Liam Bowen ’06
I wouldn’t be a baseball coach if I hadn’t been a history major at Macalester.Liam Bowen ’06
History Major
Head Baseball Coach, University of Maryland Baltimore County
Coaching • Communication • Student athlete
I come from a family that was serious about education, but I remember going to college and feeling unsophisticated compared to guys who spent summers abroad while I worked in a grocery store. My classes at Macalester quickly showed me that working hard, showing up on time, and all the other good habits I’d developed as a lifelong athlete, were also academic skills.
I am where I am because of classes I took at Mac with brilliant professors who made me think, write, and study the best way to land a message in different rhetorical situations. I’ve found so much overlap between my college classes and what I do now. My history major taught me how to communicate, when to be direct, and how to make a compelling case to different audiences. Now I spend all day trying to create relationships with players in which we’re invested with each other for lasting impact. Coaching is all communication. I wouldn’t be a baseball coach if I hadn’t been a history major at Macalester.

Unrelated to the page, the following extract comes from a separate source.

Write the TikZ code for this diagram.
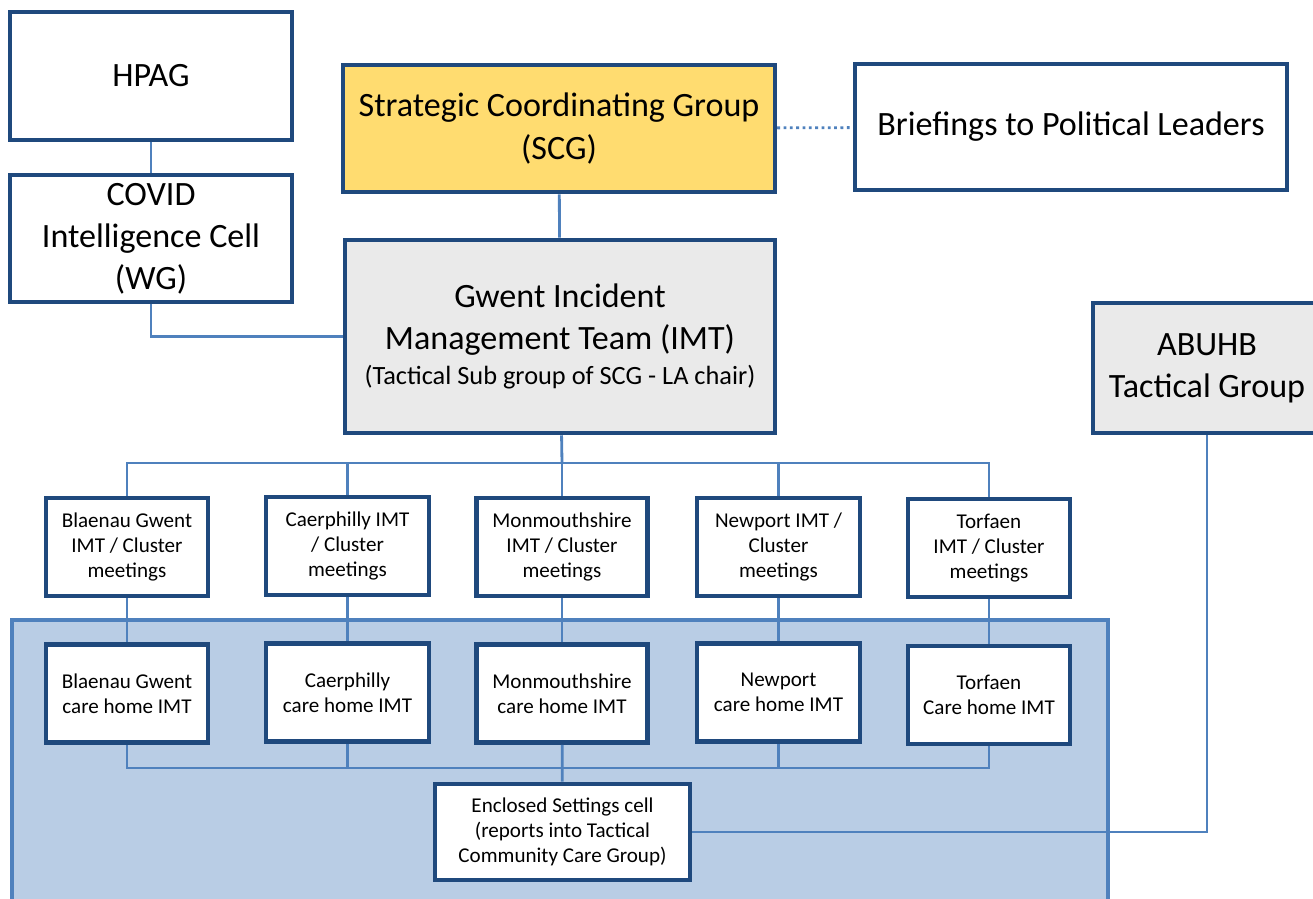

Playing baseball at Mac reminded me that succeeding at sports is about embracing being a beginner—over and over again, at every new level of play. I’ve worked my way up to a Head Coach position from my first baseball-related job out of Mac: as a part-time pitching coach at St. Mary’s Maryland, where I earned $1000 a season. I eventually became a full-time pitching coach, then an assistant coach, and now a head coach. That job is more varied than you might think. I focus on players’ athletic and personal development, of course, but also fundraising and budgets, alumni relations, strategic elements of game planning, recruitment, and more. At each new level, just like as a player, I’ve had to learn new skills.
If I could tell my former self one thing, it would be what I tell my players all the time: in college, you are building skills—not just on the ballfield—that will end up making you successful in interesting ways you can’t even imagine now.